QUESTION: Ari, the President was quite definitive yesterday when he joined Tony Blair in saying that the British POWs had been executed by the Iraqis. I know that Peter Pace at the Pentagon has said American POWs have been executed by the Iraqis. And I wonder whether there's new evidence that the Iraqis are killing American POWs and what level of concern the President has about the Iraqi activities in this area?

MR. FLEISCHER: Well, I talked to the President about this yesterday. And the President would not be surprised at the depravity that this regime would go to, the lengths that they would go to. I don't have anything more specific for you on that. Again, that's a DOD issue, but that's the President's approach to it.

QUESTION: Has any evidence been brought to his attention in this area?

MR. FLEISCHER: I've expressed how the President expressed it yesterday.

QUESTION: Will the President -- Prime Minister Blair said yesterday said, we would go and seek approval for a post-conflict administration in Iraq.
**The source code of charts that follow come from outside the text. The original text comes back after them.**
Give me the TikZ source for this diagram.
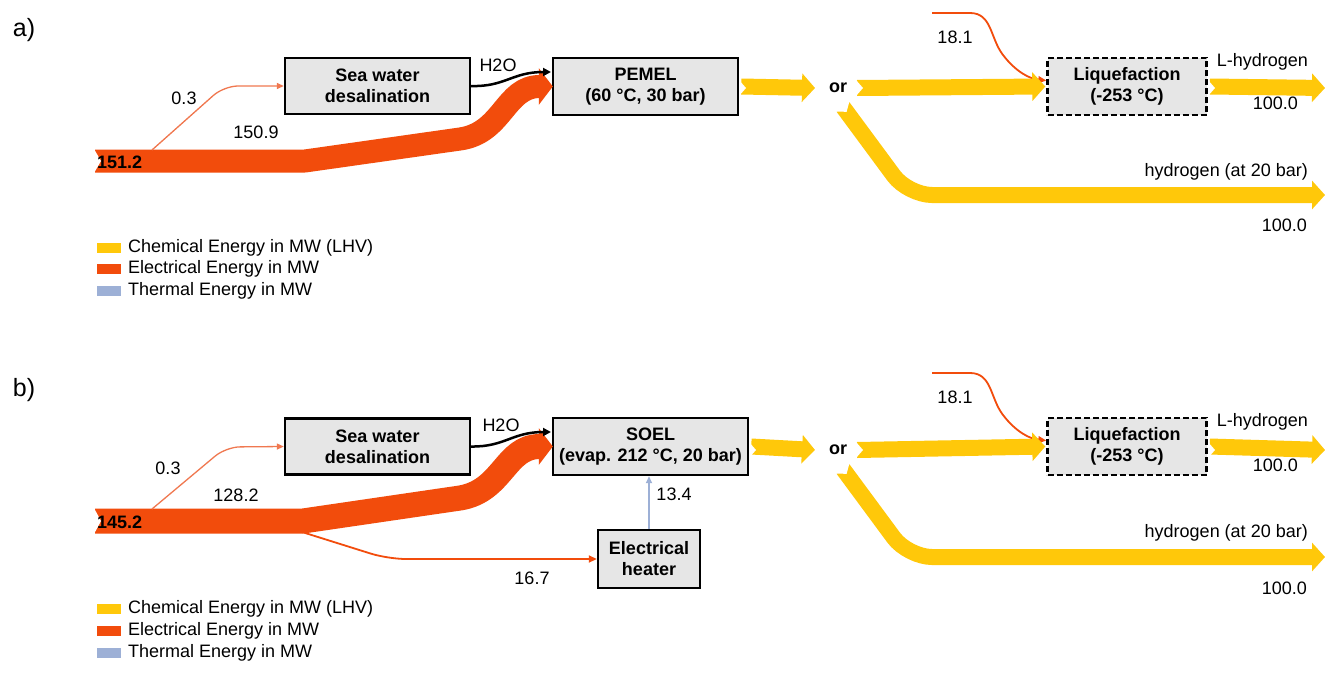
\documentclass[tikz,border=0pt]{standalone}
\usepackage{fontspec}
\setmainfont{Liberation Sans}
\usetikzlibrary{arrows.meta}
\definecolor{elec}{RGB}{242,76,12}
\definecolor{elecl}{RGB}{240,120,80}
\definecolor{chem}{RGB}{255,200,10}
\definecolor{therm}{RGB}{157,176,214}
\definecolor{boxfill}{RGB}{230,230,230}
\newcommand\mynotch[3]{\fill[white] (#1-1,#2-#3) -- (#1+6,#2) -- (#1-1,#2+#3) -- cycle;}
\begin{document}
\begin{tikzpicture}[x=1pt,y=-1pt,
  proc/.style={draw=black, line width=2.4pt, fill=boxfill, align=center,
    font=\fontsize{18}{21}\selectfont\bfseries, inner sep=0pt},
  dproc/.style={proc, dash pattern=on 6pt off 3pt},
  lab/.style={font=\fontsize{18}{20}\selectfont, inner sep=0pt},
  blab/.style={font=\fontsize{18}{20}\selectfont\bfseries, inner sep=0pt},
  panlab/.style={font=\fontsize{25}{28}\selectfont, inner sep=0pt},
  leg/.style={font=\fontsize{18}{20}\selectfont, inner sep=0pt, anchor=west},
  yel/.style={draw=chem, line width=16pt, -{Triangle[length=13pt,width=28pt]}},
  redband/.style={draw=elec, line width=23pt, line join=round, -{Triangle[length=14pt,width=36pt]}},
  thinred/.style={draw=elecl, line width=1.3pt, -{Triangle[length=7pt,width=6pt]}},
  midred/.style={draw=elec, line width=1.8pt, -{Triangle[length=8pt,width=7pt]}},
  water/.style={draw=black, line width=2.5pt, -{Triangle[length=8pt,width=8pt]}},
  heat/.style={draw=therm, line width=1.6pt, -{Triangle[length=7pt,width=6pt]}}]
\useasboundingbox (0,0) rectangle (1327,677);
\fill[white] (0,0) rectangle (1327,677);

% ================= panel a =================
\node[panlab] (pa) at (24,30) {a)};
\node[proc, minimum width=185pt, minimum height=56pt] (desA) at (377.5,86) {Sea water\\desalination};
\node[proc, minimum width=185pt, minimum height=57pt] (pemA) at (645.5,86.5) {PEMEL\\(60 °C, 30 bar)};
\node[dproc, minimum width=159pt, minimum height=57pt] (liqA) at (1127,86.5) {Liquefaction\\(-253 °C)};
\node[blab] (orA) at (838,88) {or};

% electrical
\draw[redband] (95,161) -- (305,161) -- (460,139) .. controls (503,133) and (505,86.5) .. ([xshift=1pt]pemA.west);
\mynotch{95}{161}{12}
\draw[thinred, rounded corners=14pt] (152,150) -- (224,86) -- (desA.west);
\draw[water] (desA.east) .. controls (505,87) and (512,72) .. (551,72);
\draw[midred] (932,13) -- (970,13) .. controls (992,13) and (990,38) .. (1003,55) .. controls (1016,72) and (1030,79) .. ([yshift=6pt]liqA.west);

% chemical
\draw[yel] ([xshift=2pt]pemA.east) -- (815,88);
\mynotch{740}{88}{8}
\draw[yel] (857,88) -- ([xshift=-1pt]liqA.west);
\mynotch{857}{88}{8}
\draw[yel] ([xshift=2pt]liqA.east) -- (1325,88);
\mynotch{1209}{88}{8}
\draw[yel, rounded corners=24pt] (843,107) -- (908,195) -- (1325,195);
\fill[white, shift={(843,107)}, rotate=-53] (-1,9) -- (6,0) -- (-1,-9) -- cycle;

% labels
\node[blab, anchor=west] (vA0) at (97,162) {151.2};
\node[lab] (vA1) at (184,98) {0.3};
\node[lab] (vA2) at (256,132) {150.9};
\node[lab] (wA) at (498,65) {H2O};
\node[lab] (vA3) at (955,37) {18.1};
\node[lab, anchor=east] (lhA) at (1308,62) {L-hydrogen};
\node[lab, anchor=east] (lhvA) at (1298,103) {100.0};
\node[lab, anchor=east] (hA) at (1308,172) {hydrogen (at 20 bar)};
\node[lab, anchor=east] (hvA) at (1307,225) {100.0};

% legend
\fill[chem] (97,243) rectangle (121,253);
\fill[elec] (97,264) rectangle (121,274);
\fill[therm] (97,286) rectangle (121,296);
\node[leg] (lgA1) at (128,248) {Chemical Energy in MW (LHV)};
\node[leg] (lgA2) at (128,269) {Electrical Energy in MW};
\node[leg] (lgA3) at (128,291) {Thermal Energy in MW};

% ================= panel b =================
\node[panlab] (pb) at (24,390) {b)};
\node[proc, minimum width=185pt, minimum height=56pt] (desB) at (377.5,446.5) {Sea water\\desalination};
\node[proc, minimum width=195pt, minimum height=57pt] (soB) at (650.5,446.5) {SOEL\\(evap. 212 °C, 20 bar)};
\node[proc, minimum width=102pt, minimum height=58pt] (htB) at (649,559) {Electrical\\heater};
\node[dproc, minimum width=159pt, minimum height=57pt] (liqB) at (1127,446.5) {Liquefaction\\(-253 °C)};
\node[blab] (orB) at (838,450) {or};

% electrical
\draw[midred, rounded corners=18pt] (302,532) -- (388,559) -- (htB.west);
\draw[redband, line width=25pt] (95,521) -- (303,521) -- (460,498) .. controls (503,491) and (505,446.5) .. ([xshift=1pt]soB.west);
\mynotch{95}{521}{13}
\draw[thinred, rounded corners=14pt] (152,509) -- (226,447) -- (desB.west);
\draw[water] (desB.east) .. controls (505,447) and (512,432) .. (551,432);
\draw[midred] (932,373) -- (970,373) .. controls (992,373) and (990,398) .. (1003,415) .. controls (1016,432) and (1030,439) .. ([yshift=6pt]liqB.west);
\draw[heat] (htB.north) -- (soB.south -| htB.north);

% chemical
\draw[yel] ([xshift=2pt]soB.east) -- (815,450);
\mynotch{750}{450}{8}
\draw[yel] (857,450) -- ([xshift=-1pt]liqB.west);
\mynotch{857}{450}{8}
\draw[yel] ([xshift=2pt]liqB.east) -- (1325,450);
\mynotch{1209}{450}{8}
\draw[yel, rounded corners=24pt] (843,469) -- (908,557) -- (1325,557);
\fill[white, shift={(843,469)}, rotate=-53] (-1,9) -- (6,0) -- (-1,-9) -- cycle;

% labels
\node[blab, anchor=west] (vB0) at (97,522) {145.2};
\node[lab] (vB1) at (168,468) {0.3};
\node[lab] (vB2) at (236,495) {128.2};
\node[lab] (vB3) at (532,578) {16.7};
\node[lab] (vB4) at (674,494) {13.4};
\node[lab] (wB) at (501,425) {H2O};
\node[lab] (vB5) at (955,397) {18.1};
\node[lab, anchor=east] (lhB) at (1308,422) {L-hydrogen};
\node[lab, anchor=east] (lhvB) at (1298,465) {100.0};
\node[lab, anchor=east] (hB) at (1308,533) {hydrogen (at 20 bar)};
\node[lab, anchor=east] (hvB) at (1307,588) {100.0};

% legend
\fill[chem] (97,604) rectangle (121,614);
\fill[elec] (97,626) rectangle (121,636);
\fill[therm] (97,648) rectangle (121,658);
\node[leg] (lgB1) at (128,609) {Chemical Energy in MW (LHV)};
\node[leg] (lgB2) at (128,631) {Electrical Energy in MW};
\node[leg] (lgB3) at (128,653) {Thermal Energy in MW};
\end{tikzpicture}
\end{document}
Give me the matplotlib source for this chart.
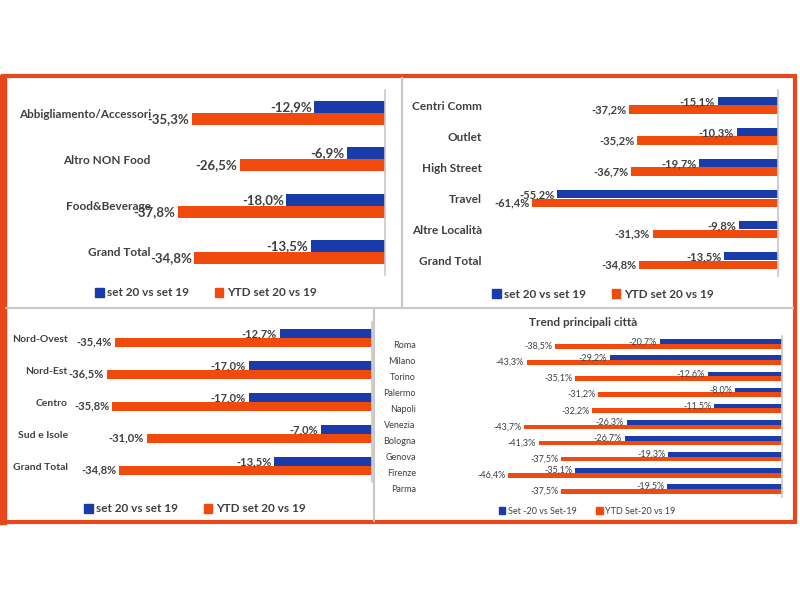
import matplotlib
matplotlib.use("Agg")
import matplotlib.pyplot as plt
from matplotlib.patches import Rectangle, Patch
from matplotlib.lines import Line2D

plt.rcParams['font.family'] = ['Lato', 'DejaVu Sans']

BLUE = '#1a3caa'
ORANGE = '#f04a0c'
FRAME = '#e8471a'
TEXT = '#404040'
GRID = '#c8c8c8'
W, H = 800, 600

# categorie merceologiche
cat_merc = ['Abbigliamento/Accessori', 'Altro NON Food', 'Food&Beverage', 'Grand Total']
merc_set = [-12.9, -6.9, -18.0, -13.5]
merc_ytd = [-35.3, -26.5, -37.8, -34.8]

# location
cat_loc = ['Centri Comm', 'Outlet', 'High Street', 'Travel', 'Altre Località', 'Grand Total']
loc_set = [-15.1, -10.3, -19.7, -55.2, -9.8, -13.5]
loc_ytd = [-37.2, -35.2, -36.7, -61.4, -31.3, -34.8]

# aree geografiche
cat_area = ['Nord-Ovest', 'Nord-Est', 'Centro', 'Sud e Isole', 'Grand Total']
area_set = [-12.7, -17.0, -17.0, -7.0, -13.5]
area_ytd = [-35.4, -36.5, -35.8, -31.0, -34.8]

# città
cat_city = ['Roma', 'Milano', 'Torino', 'Palermo', 'Napoli', 'Venezia',
            'Bologna', 'Genova', 'Firenze', 'Parma']
city_set = [-20.7, -29.2, -12.6, -8.0, -11.5, -26.3, -26.7, -19.3, -35.1, -19.5]
city_ytd = [-38.5, -43.3, -35.1, -31.2, -32.2, -43.7, -41.3, -37.5, -46.4, -37.5]

legend_std = ['set 20 vs set 19', 'YTD set 20 vs 19']
legend_city = ['Set -20 vs Set-19', 'YTD Set-20 vs 19']


def px(x0, y0, x1, y1):
    return [x0 / W, 1 - y1 / H, (x1 - x0) / W, (y1 - y0) / H]


def fmt(v):
    return f"{v:.1f}%".replace('.', ',')


def panel(fig, box, cats, s1, s2, xmin, bh, cat_fs, val_fs, bold=True):
    ax = fig.add_axes(px(*box))
    y = list(range(len(cats)))
    w = 'bold' if bold else 'normal'
    b1 = ax.barh([i - bh / 2 for i in y], s1, height=bh, color=BLUE)
    b2 = ax.barh([i + bh / 2 for i in y], s2, height=bh, color=ORANGE)
    ax.bar_label(b1, labels=[fmt(v) for v in s1], padding=2, fontsize=val_fs,
                 color=TEXT, fontweight=w)
    ax.bar_label(b2, labels=[fmt(v) for v in s2], padding=2, fontsize=val_fs,
                 color=TEXT, fontweight=w)
    ax.set_xlim(xmin, 0)
    ax.set_ylim(len(cats) - 0.5, -0.5)
    ax.set_yticks(y)
    ax.set_yticklabels(cats, fontsize=cat_fs, color=TEXT, fontweight=w)
    ax.tick_params(axis='y', length=0, pad=3)
    ax.set_xticks([])
    for s in ['top', 'bottom', 'left']:
        ax.spines[s].set_visible(False)
    ax.spines['right'].set_color(GRID)
    ax.spines['right'].set_linewidth(1.2)
    ax.patch.set_alpha(0)
    return ax


def legend(fig, labels, cx, cy, fs, bold=True):
    handles = [Patch(color=BLUE), Patch(color=ORANGE)]
    fig.legend(handles, labels, loc='center', bbox_to_anchor=(cx / W, 1 - cy / H),
               ncol=2, frameon=False, handlelength=0.7,
               handleheight=0.7, handletextpad=0.3, columnspacing=2.2,
               prop={'size': fs, 'weight': 'bold' if bold else 'normal'},
               labelcolor=TEXT)


fig = plt.figure(figsize=(8, 6), dpi=100)

panel(fig, (155, 90, 385, 275), cat_merc, merc_set, merc_ytd, -42, 0.26, 8.5, 9.5)
legend(fig, legend_std, 206, 293, 8.5)

panel(fig, (486, 90, 778, 276), cat_loc, loc_set, loc_ytd, -73, 0.26, 8.5, 8)
legend(fig, legend_std, 603, 294, 8.5)

panel(fig, (72, 322, 372, 482), cat_area, area_set, area_ytd, -41.3, 0.27, 7.5, 8)
legend(fig, legend_std, 195, 509, 8.5)

panel(fig, (420, 336, 782, 497), cat_city, city_set, city_ytd, -61.4, 0.29,
      6.5, 6.5, bold=False)
fig.text(583 / W, 1 - 322 / H, 'Trend principali città', ha='center', va='center',
         fontsize=8.5, fontweight='bold', color=TEXT)
legend(fig, legend_city, 587, 511, 6.5, bold=False)

# gray dividers
t = fig.transFigure
fig.add_artist(Line2D([6 / W, 793 / W], [1 - 308 / H] * 2, color=GRID, lw=1.5, transform=t))
fig.add_artist(Line2D([402 / W] * 2, [1 - 78 / H, 1 - 308 / H], color=GRID, lw=1.5, transform=t))
fig.add_artist(Line2D([374 / W] * 2, [1 - 308 / H, 1 - 521 / H], color=GRID, lw=1.5, transform=t))

# orange frame
fig.add_artist(Rectangle((3 / W, 1 - 522 / H), 792 / W, 446 / H, fill=False,
                         edgecolor=FRAME, lw=3, transform=t))
fig.add_artist(Rectangle((0, 1 - 524 / H), 6 / W, 449 / H, color=FRAME,
                         transform=t))

fig.savefig('out.png', dpi=100)
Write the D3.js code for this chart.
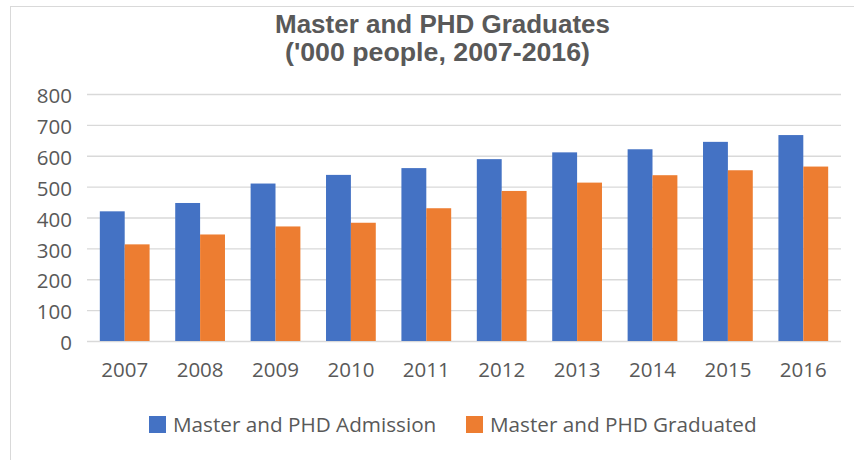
<!DOCTYPE html>
<html>
<head>
<meta charset="utf-8">
<script src="https://cdn.jsdelivr.net/npm/d3@7"></script>
<style>
  html, body { margin: 0; padding: 0; background: #fff; }
  svg { display: block; }
</style>
</head>
<body>
<svg id="chart" width="854" height="460"></svg>
<script>
const years = ["2007","2008","2009","2010","2011","2012","2013","2014","2015","2016"];
const admission = [420, 447, 510, 538, 560, 589, 611, 621, 645, 667];
const graduated = [313, 345, 371, 383, 430, 486, 513, 537, 553, 565];
const seriesNames = ["Master and PHD Admission", "Master and PHD Graduated"];
const seriesColors = ["#4472C4", "#ED7D31"];
const yTicks = [0, 100, 200, 300, 400, 500, 600, 700, 800];
const titleLines = ["Master and PHD Graduates", "('000 people, 2007-2016)"];

const svg = d3.select("#chart");
const textColor = "#595959";
const numFont = "'Open Sans', 'Noto Sans', sans-serif";

// frame
svg.append("rect")
  .attr("x", 10.5).attr("y", 6.5)
  .attr("width", 900).attr("height", 500)
  .attr("fill", "#fff").attr("stroke", "#d9d9d9").attr("stroke-width", 1);

const plot = { left: 87, right: 841, top: 94, bottom: 341 };

const x0 = d3.scaleBand().domain(years)
  .range([plot.left, plot.right]).paddingInner(0.34).paddingOuter(0.17);
const x1 = d3.scaleBand().domain([0, 1]).range([0, x0.bandwidth()]).padding(0);
const y = d3.scaleLinear().domain([0, 800]).range([plot.bottom, plot.top]);

// gridlines + y labels via axis
const yAxis = d3.axisLeft(y).tickValues(yTicks).tickSize(-(plot.right - plot.left)).tickPadding(15);
const gy = svg.append("g").attr("transform", `translate(${plot.left},0)`).call(yAxis);
gy.select(".domain").remove();
gy.selectAll(".tick line").attr("stroke", "#d9d9d9").attr("stroke-width", 1.3);
gy.selectAll(".tick text")
  .attr("fill", textColor).attr("font-family", numFont).attr("font-size", 20.5)
  .attr("dy", "0.42em");

// bars
const data = years.map((yr, i) => ({ year: yr, values: [admission[i], graduated[i]] }));
const groups = svg.append("g").selectAll("g").data(data).join("g")
  .attr("transform", d => `translate(${x0(d.year)},0)`);
groups.selectAll("rect").data(d => d.values.map((v, k) => ({ v, k }))).join("rect")
  .attr("x", d => x1(d.k))
  .attr("width", x1.bandwidth())
  .attr("y", d => y(d.v))
  .attr("height", d => y(0) - y(d.v))
  .attr("fill", d => seriesColors[d.k]);

// x axis labels
const xAxis = d3.axisBottom(x0).tickSize(0).tickPadding(0);
const gx = svg.append("g").attr("transform", `translate(0,${plot.bottom})`).call(xAxis);
gx.select(".domain").remove();
gx.selectAll(".tick text")
  .attr("fill", textColor).attr("font-family", numFont).attr("font-size", 20.5)
  .attr("y", 36).attr("dy", 0);

// title
const tl = [ { t: titleLines[0], y: 33, len: 335, cx: 442.5 }, { t: titleLines[1], y: 61, len: 305, cx: 437.5 } ];
svg.append("g").selectAll("text").data(tl).join("text")
  .attr("x", d => d.cx).attr("y", d => d.y)
  .attr("text-anchor", "middle")
  .attr("font-family", "'Liberation Sans', Arial, sans-serif")
  .attr("font-weight", "bold").attr("font-size", 26)
  .attr("fill", textColor)
  .attr("textLength", d => d.len).attr("lengthAdjust", "spacingAndGlyphs")
  .text(d => d.t);

// legend
const legendPos = [ { sx: 149, tx: 173 }, { sx: 466, tx: 490 } ];
const lg = svg.append("g").selectAll("g").data(seriesNames).join("g");
lg.append("rect")
  .attr("x", (d, i) => legendPos[i].sx).attr("y", 416)
  .attr("width", 17).attr("height", 17)
  .attr("fill", (d, i) => seriesColors[i]);
lg.append("text")
  .attr("x", (d, i) => legendPos[i].tx).attr("y", 432)
  .attr("font-family", numFont).attr("font-size", 20.7)
  .attr("fill", textColor)
  .text(d => d);
</script>
</body>
</html>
Is the President planning to be part of that "we"? Is the U.S. going to try to get approval for the post-Iraq administration from the United Nations?

MR. FLEISCHER: From the United Nations? Let me refer you to the statement that the President issued after his meeting in the Azores, and this is the statement of the President's policy. We endorse an appropriate post-conflict administration for Iraq, and this is part of a new United Nations Security Council resolution. So we will, of course, be working with the United Kingdom and other nations on that. This is why I wanted to begin today with the President's thanks to the United Nation's Security Council for the oil-for-food program.

Despite the difficulties that we have had with the United Nations Security Council and the events that led up to the war and their inability to enforce their own resolutions, that hasn't changed in the President's mind. But there still, in the President's judgment, is a role for the United Nations to play involving humanitarian relief and reconstruction.